Industry forecasts anticipate that within the next few years, major NLEs will incorporate real-time generative capabilities. This integration will eliminate the current friction, leading to a profound workflow transformation. Filmmakers will move from a "post-production" model, focused on fixing and assembling discrete elements, to a "post-generation" workflow, where iterative adjustments and creative modifications are executed natively and immediately within the editing timeline.

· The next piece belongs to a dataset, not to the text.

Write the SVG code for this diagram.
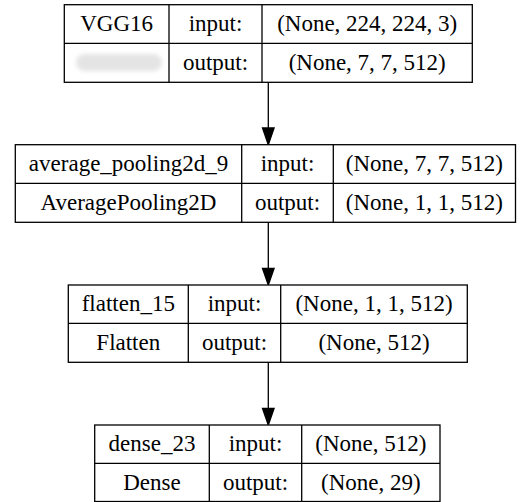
<svg xmlns="http://www.w3.org/2000/svg" width="520" height="502" viewBox="0 0 520 502">
<defs>
<style>
.b{fill:#fff;stroke:#000;stroke-width:1.3}
.l{stroke:#000;stroke-width:1.3;fill:none}
.t text{font-size:23px;fill:#000;text-anchor:middle}
.e{stroke:#000;stroke-width:1.3;fill:none}
.h{fill:#000;stroke:#000;stroke-width:1.3}
</style>
<filter id="blur" x="-20%" y="-50%" width="140%" height="200%"><feGaussianBlur stdDeviation="2"/></filter>
</defs>
<rect width="520" height="502" fill="#fff"/>
<g id="connectors">
<line class="e" x1="268.3" y1="82.3" x2="268.3" y2="128"/>
<polygon class="h" points="262.5,128 274.1,128 268.3,144.7"/>
<line class="e" x1="268.3" y1="222.3" x2="268.3" y2="268.3"/>
<polygon class="h" points="262.5,268.3 274.1,268.3 268.3,285"/>
<line class="e" x1="268.3" y1="362.3" x2="268.3" y2="408.3"/>
<polygon class="h" points="262.5,408.3 274.1,408.3 268.3,425"/>
</g>
<g id="vgg16" class="t" font-family="'Liberation Serif', 'DejaVu Serif', serif">
<rect class="b" x="64.3" y="4.7" width="408" height="77.6"/>
<line class="l" x1="64.3" y1="43.3" x2="472.3" y2="43.3"/>
<line class="l" x1="169" y1="4.7" x2="169" y2="82.3"/>
<line class="l" x1="262" y1="4.7" x2="262" y2="82.3"/>
<rect x="76" y="54" width="86" height="17" rx="8.5" fill="#e4e4e4" filter="url(#blur)"/>
<text x="116.6" y="31">VGG16</text>
<text x="215.5" y="31">input:</text>
<text x="367.2" y="31">(None, 224, 224, 3)</text>
<text x="215.5" y="70">output:</text>
<text x="367.2" y="70">(None, 7, 7, 512)</text>
</g>
<g id="average_pooling2d_9" class="t" font-family="'Liberation Serif', 'DejaVu Serif', serif">
<rect class="b" x="15.3" y="144.7" width="500.2" height="77.6"/>
<line class="l" x1="15.3" y1="183.3" x2="515.5" y2="183.3"/>
<line class="l" x1="241.7" y1="144.7" x2="241.7" y2="222.3"/>
<line class="l" x1="333.3" y1="144.7" x2="333.3" y2="222.3"/>
<text x="128.5" y="171">average_pooling2d_9</text>
<text x="287.5" y="171">input:</text>
<text x="424.4" y="171">(None, 7, 7, 512)</text>
<text x="128.5" y="210">AveragePooling2D</text>
<text x="287.5" y="210">output:</text>
<text x="424.4" y="210">(None, 1, 1, 512)</text>
</g>
<g id="flatten_15" class="t" font-family="'Liberation Serif', 'DejaVu Serif', serif">
<rect class="b" x="68.3" y="285" width="399" height="77.3"/>
<line class="l" x1="68.3" y1="323.3" x2="467.3" y2="323.3"/>
<line class="l" x1="188.3" y1="285" x2="188.3" y2="362.3"/>
<line class="l" x1="280.7" y1="285" x2="280.7" y2="362.3"/>
<text x="128.3" y="311">flatten_15</text>
<text x="234.5" y="311">input:</text>
<text x="374" y="311">(None, 1, 1, 512)</text>
<text x="128.3" y="350">Flatten</text>
<text x="234.5" y="350">output:</text>
<text x="374" y="350">(None, 512)</text>
</g>
<g id="dense_23" class="t" font-family="'Liberation Serif', 'DejaVu Serif', serif">
<rect class="b" x="94.7" y="425" width="345.3" height="76.5"/>
<line class="l" x1="94.7" y1="463.3" x2="440" y2="463.3"/>
<line class="l" x1="209.3" y1="425" x2="209.3" y2="501.5"/>
<line class="l" x1="301.7" y1="425" x2="301.7" y2="501.5"/>
<text x="152" y="451">dense_23</text>
<text x="255.5" y="451">input:</text>
<text x="370.8" y="451">(None, 512)</text>
<text x="152" y="490">Dense</text>
<text x="255.5" y="490">output:</text>
<text x="370.8" y="490">(None, 29)</text>
</g>
</svg>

Preparation for this future model requires investing in systems and personnel capable of managing real-time data flow and high-throughput creative iteration.

Conclusions and Recommendations

The selection of the "best" AI video generator for professional filmmakers is not a simple feature comparison but a sophisticated risk assessment rooted in legal compliance, temporal stability, and financial prudence. The analysis demonstrates that the current professional landscape is bifurcated: tools like Pika Labs excel at high-volume, rapid conceptualization (low-risk, low-stakes ideation), while controlled platforms like Runway Gen-2 are better suited for directed creative tasks where multi-modal control and commercial indemnity are non-negotiable requirements.

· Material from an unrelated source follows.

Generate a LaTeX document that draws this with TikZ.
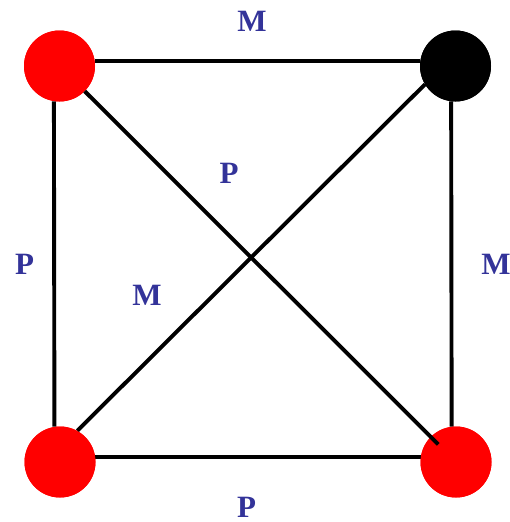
\documentclass[tikz,border=0pt]{standalone}
\usepackage{fontspec}
\setmainfont{Liberation Serif}
\usetikzlibrary{calc}
\definecolor{lblblue}{RGB}{51,51,153}
\tikzset{
  vtx/.style={circle, minimum size=71pt, inner sep=0pt, draw=none},
  edge/.style={line width=3.9pt, black},
  lbl/.style={inner sep=0pt, text=lblblue, font=\fontsize{31}{31}\selectfont\bfseries}
}
\begin{document}
\begin{tikzpicture}[x=1pt, y=-1pt]
\useasboundingbox (0,0) rectangle (510,522);
\node[vtx, fill=red] (tl) at (59.5,66) {};
\node[vtx, fill=black] (tr) at (455.5,66) {};
\node[vtx, fill=red] (bl) at (60,462) {};
\node[vtx, fill=red] (br) at (456,462) {};
\draw[edge] (tl.8) -- (tr.172);
\draw[edge] (tl.-99) -- (bl.99);
\draw[edge] (tr.-97) -- (br.97);
\draw[edge] (bl.8) -- (br.172);
\draw[edge] (bl.61) -- (tr.211);
\node[vtx, fill=red] at (tl) {};
\node[vtx, fill=black] at (tr) {};
\node[vtx, fill=red] at (bl) {};
\node[vtx, fill=red] at (br) {};
\draw[edge] (tl.-45) -- ($(br)!25pt!(tl)$);
\node[lbl] (m1) at (252,21) {M};
\node[lbl] (p1) at (229,173.5) {P};
\node[lbl] (p2) at (24.5,264) {P};
\node[lbl] (m2) at (147,295) {M};
\node[lbl] (m3) at (496,264) {M};
\node[lbl] (p3) at (246.5,507.5) {P};
\end{tikzpicture}
\end{document}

The primary barrier to final asset adoption remains temporal consistency. Consequently, filmmakers are advised to adopt an "AI Assist" model, treating generated footage as raw material for post-production rather than final deliverables. Strategic investment must prioritize tools that offer transparent, indemnified commercial licensing and robust controls (seed management, reference inputs) that enhance the footage's manipulability in compositing pipelines (ProRes, EXR exports).

Finally, given the market’s high velocity, the most crucial investment is in expertise—the ability to harness prompt engineering and compositing techniques—rather than reliance on any single, ephemeral platform. The future of film production lies in seamless integration, moving AI from an external novelty to an integrated, low-friction feature within the core editorial workflow.